After years of assuring us that aliens were a cuddly, friendly lot who just want to pop down to Earth to expand our minds, Spielberg's changing his story.
His new version of HG Wells' classic novel leaves Close Encounters and ET as dim and distant memories. These aliens have just one purpose: slaughter.
But when the end of the world is presented as magnificently as this, who cares about deeper motives? Wells' novel concentrated on Victorian London, but here Spielberg shifts the setting to modern-day New York. There he focuses on a single family caught in the midst of global panic.
You have to feel for Ray Ferrier (Tom Cruise). A cocky, immature dockworker, he just wants to spend the weekend bonding with his estranged kids.
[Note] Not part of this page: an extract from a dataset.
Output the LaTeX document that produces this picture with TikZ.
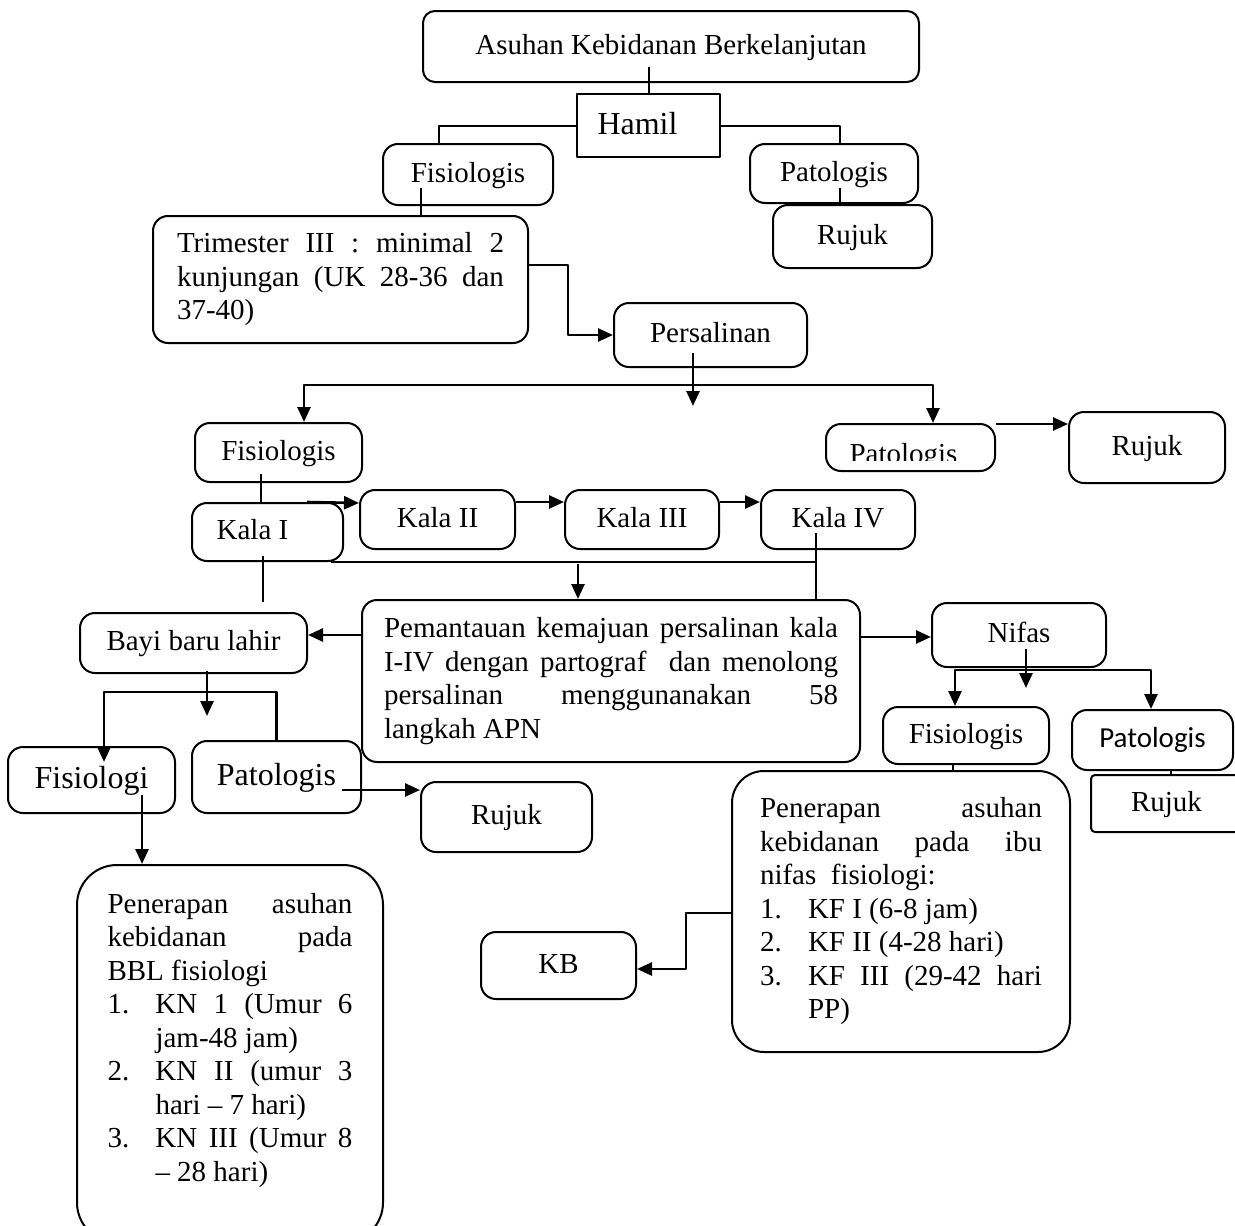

But when a series of freak electrical storms hit Earth, his plans change. It seems the lightning is a wake up call for an army of unstoppable machines buried deep below the surface. When these devastating tripods rise, all Ray and his kids can do is run for their lives.
It's been a while since Spielberg made a must-see film, but this qualifies. It's a true rollercoaster ride, hurtling from one unbearably tense, often scary, sequence to the next. Yet the quieter scenes are just as involving. With Ray getting a crash course in responsible parenting as the world burns around him, Spielberg brings an unlikely emotional subtlety to the film.
Cruise is on great form, cannily playing on that trademark cocky grin. As Ray struggles to keep a nervous breakdown at bay, the smile is wiped from his face, replaced by a grim determination to save his family. And as daughter Rachel, Dakota Fanning is perfect. With every scene traumatising her further, it's often uncomfortable to even watch the poor kid.
This is no Independence Day-style fun invasion, though. Instead the emphasis is on war and suffering, and the whole film is informed by modern events and concerns. Many scenes echo September 11 and resemble the TV footage of war torn locations that's regularly broadcast into our homes. Spielberg turns the US into a refugee nation, filling the screen with powerful, disturbing imagery of panic-stricken crowds and terrifying confusion.
Despite this dark tone the film is never less than brilliantly entertaining. Whether it's all-out destruction, frenzied action scenes or quiet panic, Spielberg pulls out all the cinematic stops. The only slight niggle is that the ending, though original and ingenious in 1895, seems slightly anticlimactic in the age of the summer blockbuster. War Of The Worlds is a triumph in every way, and showcases a director at the very top of his game. It proves once and for all that, whether they're affable little gnomes or terrifying genocidal maniacs, nobody does ETs better than Spielberg.